Solving Journalism’s Buy or Build Quandary with a Collaborative CMS
It used to be that when a publisher wanted to replace their news outlet’s outdated content-management system (CMS) – software essential to the operation of any newsroom – they faced a version of this question: to buy or to build? Today, as big media companies have begun selling their homegrown CMSs to other publishers, the question has only become more complicated, as the promise of flashy bells and whistles hits against price tags that reach into the millions.
But as Jesse Knight, the former chief information officer at Vice, wrote last year, the CMS “buy or build” quandary is self-defeating. Despite minor variations in workflows and processes, every publisher faces generally the same operational needs. So, instead of spending bucketloads of cash to recreate the CMS wheel – solving problems that have already been solved by others – Knight opines that what the news business should be doing is working together to build a common CMS platform.
I couldn’t agree more. I’ve spent my career helping news organisations around the world find collaborative ways to transition from legacy systems to open-source publishing solutions. And as a recent initiative between Sourcefabric and three national news agencies demonstrates, the ideal that Knight and others advocate is much more than an intellectual exercise.
A few months ago, Sourcefabric partnered with the Australian Associated Press, the Norwegian news agency NTB, and the Belgian news agency Belga, to map out the future of Superdesk, our open-source headless CMS for newsrooms. Because Superdesk is built on an open-source code base, it allows media organisations using it to collectively make improvements and share in development costs. The immediate goal of this new partnership, called the Superdesk Wire Club, is to ensure that news agency users are represented at the software-development table. But the secondary objective is to offer a better answer to the “buy or build” conundrum.
News agencies are particularly well suited for this work. In the American South, cooperative news gathering dates to the mid-1800s, when a group of editors joined forces to cover the costs of news sent by telegraph. In New Zealand, a newspaper-supported news-agency was launched in 1880 to encourage editorial unity during periods of economic uncertainty. And news agencies in Europe have proven more adept than other sectors at managing cross-border partnerships during periods of war.
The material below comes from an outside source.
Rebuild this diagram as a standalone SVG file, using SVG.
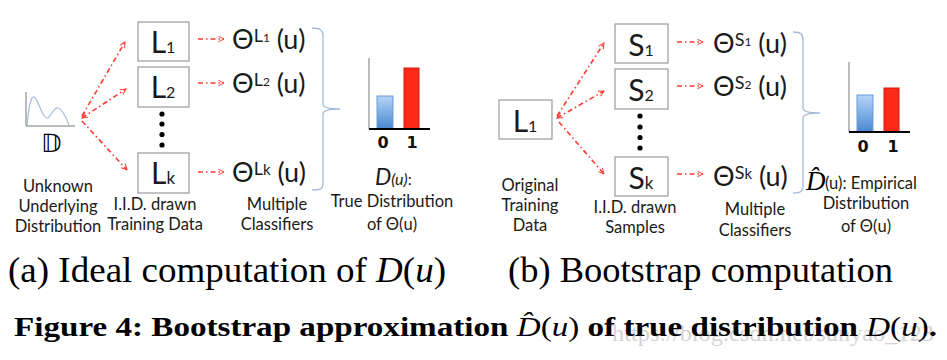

Modern news agencies have continued the collaborative tradition, expanding into the technical realm. For example, a group of six European news agencies – led by the Dutch agency, ANP – is currently working to develop a system for data-driven publishing to analyse what content users find most engaging. Another initiative between the German news agency Deutsche Presse-Agentur and STT, the Finnish news agency, aims to use data to help news agencies track and match content to reader preferences.
Our Superdesk development partnership is a natural extension of these strengthening digital ties. When news agencies work together to develop technological solutions to shared challenges, the entire industry benefits. Moreover, when content publishers have the ability to add onto one another’s digital solutions in ways that aren’t proprietary, the common CMS that results becomes infinitely customisable.
We may never see the day when publishers work from a single publishing platform. Old habits die hard, and with so much money at stake, competition between big media companies hawking their own software solutions is only going to intensify. But as the Superdesk Wire Club initiative illustrates, elements of the news industry are already co-creating a common publishing platform that any publisher can use. From my perspective, that has turned the “buy or build” dilemma into an opportunity for publishers to take the best of both approaches.